Given problem: Repeat every line exactly, keeping the pictures out of the copy.

--------------------------------

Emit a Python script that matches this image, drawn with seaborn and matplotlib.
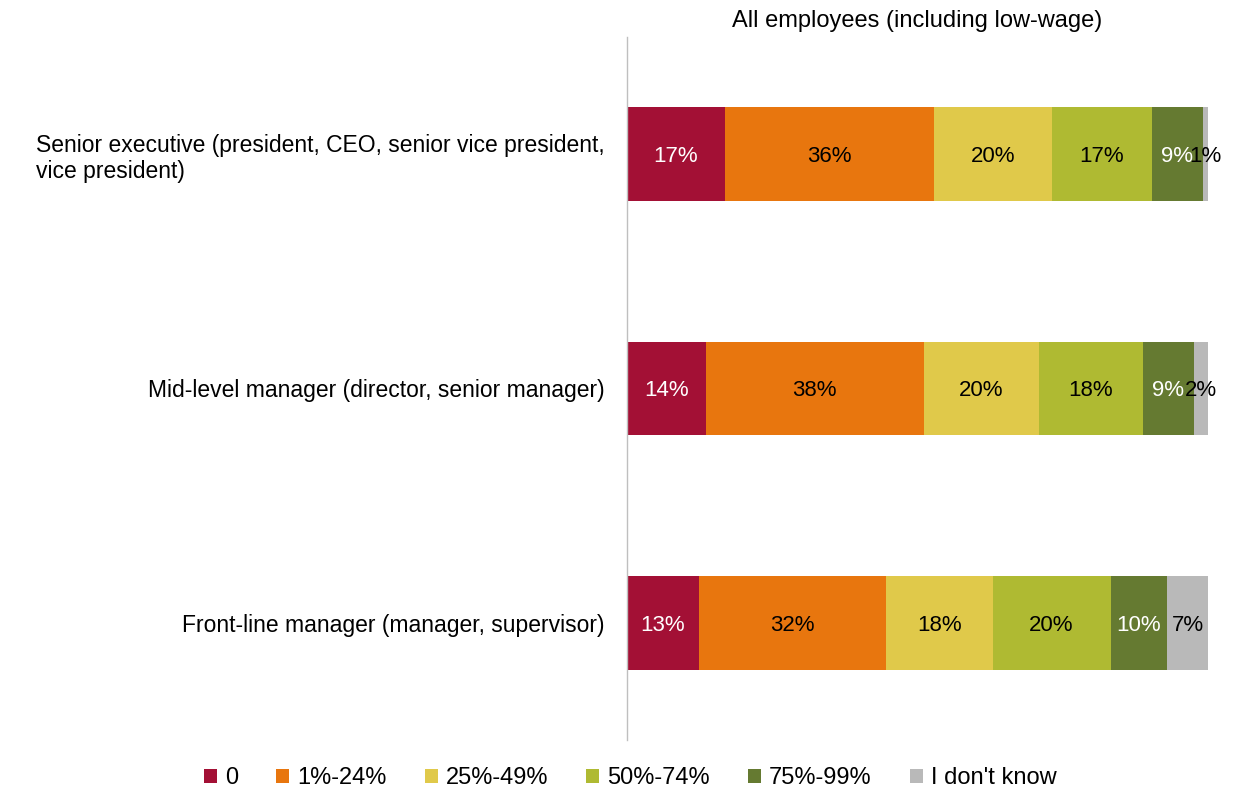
import matplotlib
matplotlib.use("Agg")
import matplotlib.pyplot as plt
import seaborn as sns
import numpy as np
import pandas as pd

categories = [
    "Senior executive (president, CEO, senior vice president,\nvice president)",
    "Mid-level manager (director, senior manager)",
    "Front-line manager (manager, supervisor)",
]
series = ["0", "1%-24%", "25%-49%", "50%-74%", "75%-99%", "I don't know"]
values = {
    "0":            [16.9, 13.6, 12.4],
    "1%-24%":       [36.0, 37.5, 32.2],
    "25%-49%":      [20.3, 19.8, 18.4],
    "50%-74%":      [17.2, 17.9, 20.3],
    "75%-99%":      [8.8, 8.8, 9.8],
    "I don't know": [0.9, 2.4, 6.9],
}
labels = {
    "0":            ["17%", "14%", "13%"],
    "1%-24%":       ["36%", "38%", "32%"],
    "25%-49%":      ["20%", "20%", "18%"],
    "50%-74%":      ["17%", "18%", "20%"],
    "75%-99%":      ["9%", "9%", "10%"],
    "I don't know": ["1%", "2%", "7%"],
}
colors = ["#A31035", "#E8760E", "#E0C94A", "#AFBA32", "#657A31", "#B9B9B9"]
text_colors = ["white", "black", "black", "black", "white", "black"]
title = "All employees (including low-wage)"

sns.set_theme(style="white")
plt.rcParams["font.family"] = ["Liberation Sans", "DejaVu Sans"]

fig = plt.figure(figsize=(12.36, 8.01), dpi=100)
ax = fig.add_axes([0.507, 0.076, 0.470, 0.878])

df = pd.DataFrame(values, index=categories)
cum = df.cumsum(axis=1)

# draw cumulative totals from largest to smallest so each segment shows
for i in range(len(series) - 1, -1, -1):
    s = series[i]
    d = pd.DataFrame({"cat": categories, "val": cum[s].values})
    sns.barplot(data=d, y="cat", x="val", orient="h", color=colors[i],
                width=0.4, saturation=1, ax=ax, linewidth=0, label=s)

for i, s in enumerate(series):
    lefts = cum[s].values - df[s].values
    for j in range(len(categories)):
        ax.text(lefts[j] + df[s].values[j] / 2, j + 0.01, labels[s][j],
                ha="center", va="center", color=text_colors[i], fontsize=16)

ax.set_xlim(0, 100)
ax.set_ylim(2.5, -0.5)
ax.set_xlabel("")
ax.set_ylabel("")
ax.set_xticks([])
ax.tick_params(axis="y", length=0, pad=16, labelsize=16.5, labelcolor="#000000")
for t in ax.get_yticklabels():
    t.set_multialignment("left")
for sp in ["top", "right", "bottom"]:
    ax.spines[sp].set_visible(False)
ax.spines["left"].set_color("#BFBFBF")
ax.spines["left"].set_linewidth(1)

ax.set_title(title, fontsize=17, pad=7, color="black")

handles, lbls = ax.get_legend_handles_labels()
order = [lbls.index(s) for s in series]
if ax.legend_ is not None:
    ax.legend_.remove()
fig.legend([handles[k] for k in order], series, loc="lower center",
           bbox_to_anchor=(0.51, -0.012), ncol=6, frameon=False, fontsize=17,
           labelcolor="black",
           handlelength=0.55, handleheight=0.55, handletextpad=0.35, columnspacing=1.6)

fig.savefig("out.png", dpi=100, facecolor="white")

--------------------------------

Output:
Emit a Python script that matches this image, drawn with seaborn and matplotlib.
import matplotlib
matplotlib.use("Agg")
import matplotlib.pyplot as plt
import seaborn as sns
import numpy as np
import pandas as pd

categories = [
    "Senior executive (president, CEO, senior vice president,\nvice president)",
    "Mid-level manager (director, senior manager)",
    "Front-line manager (manager, supervisor)",
]
series = ["0", "1%-24%", "25%-49%", "50%-74%", "75%-99%", "I don't know"]
values = {
    "0":            [16.9, 13.6, 12.4],
    "1%-24%":       [36.0, 37.5, 32.2],
    "25%-49%":      [20.3, 19.8, 18.4],
    "50%-74%":      [17.2, 17.9, 20.3],
    "75%-99%":      [8.8, 8.8, 9.8],
    "I don't know": [0.9, 2.4, 6.9],
}
labels = {
    "0":            ["17%", "14%", "13%"],
    "1%-24%":       ["36%", "38%", "32%"],
    "25%-49%":      ["20%", "20%", "18%"],
    "50%-74%":      ["17%", "18%", "20%"],
    "75%-99%":      ["9%", "9%", "10%"],
    "I don't know": ["1%", "2%", "7%"],
}
colors = ["#A31035", "#E8760E", "#E0C94A", "#AFBA32", "#657A31", "#B9B9B9"]
text_colors = ["white", "black", "black", "black", "white", "black"]
title = "All employees (including low-wage)"

sns.set_theme(style="white")
plt.rcParams["font.family"] = ["Liberation Sans", "DejaVu Sans"]

fig = plt.figure(figsize=(12.36, 8.01), dpi=100)
ax = fig.add_axes([0.507, 0.076, 0.470, 0.878])

df = pd.DataFrame(values, index=categories)
cum = df.cumsum(axis=1)

# draw cumulative totals from largest to smallest so each segment shows
for i in range(len(series) - 1, -1, -1):
    s = series[i]
    d = pd.DataFrame({"cat": categories, "val": cum[s].values})
    sns.barplot(data=d, y="cat", x="val", orient="h", color=colors[i],
                width=0.4, saturation=1, ax=ax, linewidth=0, label=s)

for i, s in enumerate(series):
    lefts = cum[s].values - df[s].values
    for j in range(len(categories)):
        ax.text(lefts[j] + df[s].values[j] / 2, j + 0.01, labels[s][j],
                ha="center", va="center", color=text_colors[i], fontsize=16)

ax.set_xlim(0, 100)
ax.set_ylim(2.5, -0.5)
ax.set_xlabel("")
ax.set_ylabel("")
ax.set_xticks([])
ax.tick_params(axis="y", length=0, pad=16, labelsize=16.5, labelcolor="#000000")
for t in ax.get_yticklabels():
    t.set_multialignment("left")
for sp in ["top", "right", "bottom"]:
    ax.spines[sp].set_visible(False)
ax.spines["left"].set_color("#BFBFBF")
ax.spines["left"].set_linewidth(1)

ax.set_title(title, fontsize=17, pad=7, color="black")

handles, lbls = ax.get_legend_handles_labels()
order = [lbls.index(s) for s in series]
if ax.legend_ is not None:
    ax.legend_.remove()
fig.legend([handles[k] for k in order], series, loc="lower center",
           bbox_to_anchor=(0.51, -0.012), ncol=6, frameon=False, fontsize=17,
           labelcolor="black",
           handlelength=0.55, handleheight=0.55, handletextpad=0.35, columnspacing=1.6)

fig.savefig("out.png", dpi=100, facecolor="white")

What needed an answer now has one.